WHAT YOU ARE ASKED TO DO: Copy all the data exactly, except the pictures.
>> start
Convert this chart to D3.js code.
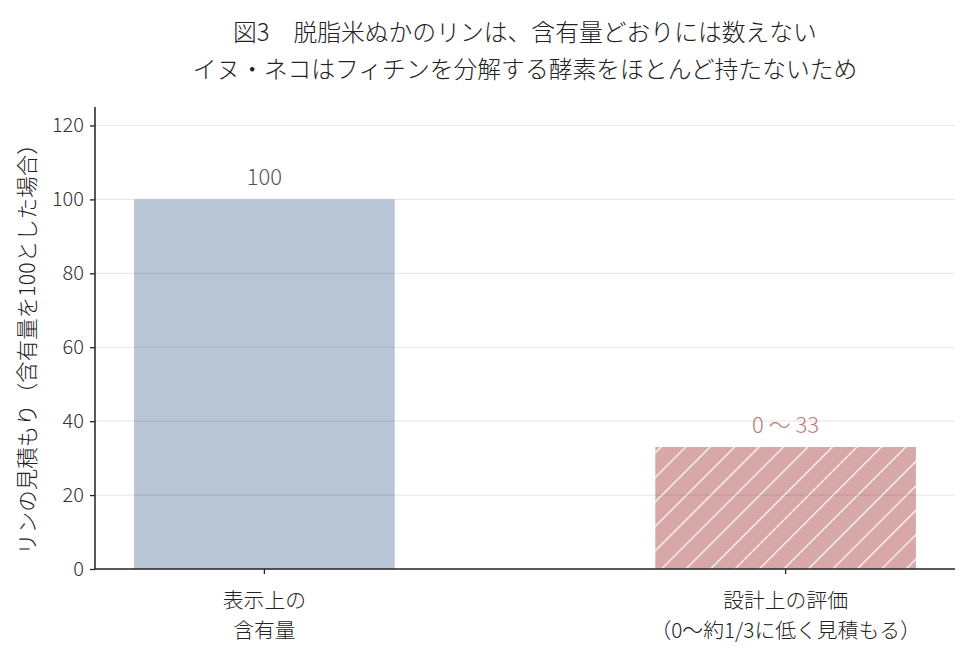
<!DOCTYPE html>
<html>
<head>
<meta charset="utf-8">
<script src="https://cdn.jsdelivr.net/npm/d3@7"></script>
<style>
  body { margin: 0; background: #fff; }
  text { font-family: "Noto Sans CJK JP", "Noto Sans", sans-serif; }
</style>
</head>
<body>
<div id="chart"></div>
<script>
// data
const categories = ["表示上の\n含有量", "設計上の評価\n（0〜約1/3に低く見積もる）"];
const values = [100, 33];
const valueLabels = ["100", "0 〜 33"];
const yTicks = [0, 20, 40, 60, 80, 100, 120];
const titleLines = ["図3　脱脂米ぬかのリンは、含有量どおりには数えない",
                    "イヌ・ネコはフィチンを分解する酵素をほとんど持たないため"];
const yLabel = "リンの見積もり（含有量を100とした場合）";

const barColors = ["#b8c5d5", "#d8a8a9"];
const labelColors = ["#555555", "#c27676"];

const W = 970, H = 661;
const margin = { top: 107, right: 15, bottom: 92, left: 95 };
const width = W - margin.left - margin.right;
const height = H - margin.top - margin.bottom;

const svg = d3.select("#chart").append("svg")
    .attr("width", W)
    .attr("height", H);

// hatch pattern for the second bar
const defs = svg.append("defs");
const pat = defs.append("pattern")
    .attr("id", "hatch")
    .attr("patternUnits", "userSpaceOnUse")
    .attr("width", 17.3)
    .attr("height", 17.3)
    .attr("patternTransform", "rotate(45)");
pat.append("rect").attr("width", 17.3).attr("height", 17.3).attr("fill", barColors[1]);
pat.append("line")
    .attr("x1", 0).attr("y1", 0).attr("x2", 0).attr("y2", 17.3)
    .attr("stroke", "#fff").attr("stroke-width", 2.4);

const g = svg.append("g")
    .attr("transform", "translate(" + margin.left + "," + margin.top + ")");

const x = d3.scaleBand()
    .domain(categories)
    .range([0, width])
    .paddingInner(0.5)
    .paddingOuter(0.075);

const y = d3.scaleLinear()
    .domain([0, 125])
    .range([height, 0]);

// title
svg.append("g").selectAll("text")
    .data(titleLines)
    .enter().append("text")
    .attr("x", margin.left + width / 2)
    .attr("y", (d, i) => 41 + i * 37)
    .attr("text-anchor", "middle")
    .attr("font-size", 23.8)
    .attr("font-weight", 300)
    .attr("fill", "#222")
    .text(d => d);

// bars
g.selectAll(".bar")
    .data(values)
    .enter().append("rect")
    .attr("class", "bar")
    .attr("x", (d, i) => x(categories[i]))
    .attr("y", d => y(d))
    .attr("width", x.bandwidth())
    .attr("height", d => height - y(d))
    .attr("fill", (d, i) => i === 1 ? "url(#hatch)" : barColors[i]);

// grid on top, faint
g.append("g")
    .selectAll("line")
    .data(yTicks.slice(1))
    .enter().append("line")
    .attr("x1", 0).attr("x2", width)
    .attr("y1", d => y(d)).attr("y2", d => y(d))
    .attr("stroke", "#000")
    .attr("stroke-opacity", 0.09)
    .attr("stroke-width", 1.2);

// value labels
g.selectAll(".val")
    .data(values)
    .enter().append("text")
    .attr("class", "val")
    .attr("x", (d, i) => x(categories[i]) + x.bandwidth() / 2)
    .attr("y", d => y(d) - 14)
    .attr("text-anchor", "middle")
    .attr("font-size", 22)
    .attr("font-weight", 300)
    .attr("fill", (d, i) => labelColors[i])
    .text((d, i) => valueLabels[i]);

// y axis
const yAxis = g.append("g")
    .call(d3.axisLeft(y).tickValues(yTicks).tickSize(5).tickPadding(6));
yAxis.select(".domain").attr("stroke", "#222").attr("stroke-width", 1.5)
    .attr("d", "M0," + height + "V0");
yAxis.selectAll(".tick line").attr("stroke", "#222").attr("stroke-width", 1.3);
yAxis.selectAll(".tick text")
    .attr("font-size", 20).attr("fill", "#333")
    .attr("font-weight", 300)
    .style("font-family", "'Noto Sans CJK JP', sans-serif");

// x axis
const xAxis = g.append("g")
    .attr("transform", "translate(0," + height + ")")
    .call(d3.axisBottom(x).tickSize(5).tickFormat(""));
xAxis.select(".domain").attr("stroke", "#222").attr("stroke-width", 1.5)
    .attr("d", "M0,0H" + width);
xAxis.selectAll(".tick line").attr("stroke", "#222").attr("stroke-width", 1.3);

xAxis.selectAll(".tick").each(function(d) {
    const t = d3.select(this).append("text")
        .attr("text-anchor", "middle")
        .attr("font-size", 20.8)
        .attr("font-weight", 300)
        .attr("fill", "#222");
    d.split("\n").forEach((line, i) => {
        t.append("tspan").attr("x", 0).attr("y", 39 + i * 30).text(line);
    });
});

// y label
svg.append("text")
    .attr("transform", "translate(35," + (margin.top + height / 2 + 6) + ") rotate(-90)")
    .attr("text-anchor", "middle")
    .attr("font-size", 21.5)
    .attr("font-weight", 300)
    .attr("fill", "#222")
    .text(yLabel);
</script>
</body>
</html>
>> end
TASK SOLUTION:
Convert this chart to D3.js code.
<!DOCTYPE html>
<html>
<head>
<meta charset="utf-8">
<script src="https://cdn.jsdelivr.net/npm/d3@7"></script>
<style>
  body { margin: 0; background: #fff; }
  text { font-family: "Noto Sans CJK JP", "Noto Sans", sans-serif; }
</style>
</head>
<body>
<div id="chart"></div>
<script>
// data
const categories = ["表示上の\n含有量", "設計上の評価\n（0〜約1/3に低く見積もる）"];
const values = [100, 33];
const valueLabels = ["100", "0 〜 33"];
const yTicks = [0, 20, 40, 60, 80, 100, 120];
const titleLines = ["図3　脱脂米ぬかのリンは、含有量どおりには数えない",
                    "イヌ・ネコはフィチンを分解する酵素をほとんど持たないため"];
const yLabel = "リンの見積もり（含有量を100とした場合）";

const barColors = ["#b8c5d5", "#d8a8a9"];
const labelColors = ["#555555", "#c27676"];

const W = 970, H = 661;
const margin = { top: 107, right: 15, bottom: 92, left: 95 };
const width = W - margin.left - margin.right;
const height = H - margin.top - margin.bottom;

const svg = d3.select("#chart").append("svg")
    .attr("width", W)
    .attr("height", H);

// hatch pattern for the second bar
const defs = svg.append("defs");
const pat = defs.append("pattern")
    .attr("id", "hatch")
    .attr("patternUnits", "userSpaceOnUse")
    .attr("width", 17.3)
    .attr("height", 17.3)
    .attr("patternTransform", "rotate(45)");
pat.append("rect").attr("width", 17.3).attr("height", 17.3).attr("fill", barColors[1]);
pat.append("line")
    .attr("x1", 0).attr("y1", 0).attr("x2", 0).attr("y2", 17.3)
    .attr("stroke", "#fff").attr("stroke-width", 2.4);

const g = svg.append("g")
    .attr("transform", "translate(" + margin.left + "," + margin.top + ")");

const x = d3.scaleBand()
    .domain(categories)
    .range([0, width])
    .paddingInner(0.5)
    .paddingOuter(0.075);

const y = d3.scaleLinear()
    .domain([0, 125])
    .range([height, 0]);

// title
svg.append("g").selectAll("text")
    .data(titleLines)
    .enter().append("text")
    .attr("x", margin.left + width / 2)
    .attr("y", (d, i) => 41 + i * 37)
    .attr("text-anchor", "middle")
    .attr("font-size", 23.8)
    .attr("font-weight", 300)
    .attr("fill", "#222")
    .text(d => d);

// bars
g.selectAll(".bar")
    .data(values)
    .enter().append("rect")
    .attr("class", "bar")
    .attr("x", (d, i) => x(categories[i]))
    .attr("y", d => y(d))
    .attr("width", x.bandwidth())
    .attr("height", d => height - y(d))
    .attr("fill", (d, i) => i === 1 ? "url(#hatch)" : barColors[i]);

// grid on top, faint
g.append("g")
    .selectAll("line")
    .data(yTicks.slice(1))
    .enter().append("line")
    .attr("x1", 0).attr("x2", width)
    .attr("y1", d => y(d)).attr("y2", d => y(d))
    .attr("stroke", "#000")
    .attr("stroke-opacity", 0.09)
    .attr("stroke-width", 1.2);

// value labels
g.selectAll(".val")
    .data(values)
    .enter().append("text")
    .attr("class", "val")
    .attr("x", (d, i) => x(categories[i]) + x.bandwidth() / 2)
    .attr("y", d => y(d) - 14)
    .attr("text-anchor", "middle")
    .attr("font-size", 22)
    .attr("font-weight", 300)
    .attr("fill", (d, i) => labelColors[i])
    .text((d, i) => valueLabels[i]);

// y axis
const yAxis = g.append("g")
    .call(d3.axisLeft(y).tickValues(yTicks).tickSize(5).tickPadding(6));
yAxis.select(".domain").attr("stroke", "#222").attr("stroke-width", 1.5)
    .attr("d", "M0," + height + "V0");
yAxis.selectAll(".tick line").attr("stroke", "#222").attr("stroke-width", 1.3);
yAxis.selectAll(".tick text")
    .attr("font-size", 20).attr("fill", "#333")
    .attr("font-weight", 300)
    .style("font-family", "'Noto Sans CJK JP', sans-serif");

// x axis
const xAxis = g.append("g")
    .attr("transform", "translate(0," + height + ")")
    .call(d3.axisBottom(x).tickSize(5).tickFormat(""));
xAxis.select(".domain").attr("stroke", "#222").attr("stroke-width", 1.5)
    .attr("d", "M0,0H" + width);
xAxis.selectAll(".tick line").attr("stroke", "#222").attr("stroke-width", 1.3);

xAxis.selectAll(".tick").each(function(d) {
    const t = d3.select(this).append("text")
        .attr("text-anchor", "middle")
        .attr("font-size", 20.8)
        .attr("font-weight", 300)
        .attr("fill", "#222");
    d.split("\n").forEach((line, i) => {
        t.append("tspan").attr("x", 0).attr("y", 39 + i * 30).text(line);
    });
});

// y label
svg.append("text")
    .attr("transform", "translate(35," + (margin.top + height / 2 + 6) + ") rotate(-90)")
    .attr("text-anchor", "middle")
    .attr("font-size", 21.5)
    .attr("font-weight", 300)
    .attr("fill", "#222")
    .text(yLabel);
</script>
</body>
</html>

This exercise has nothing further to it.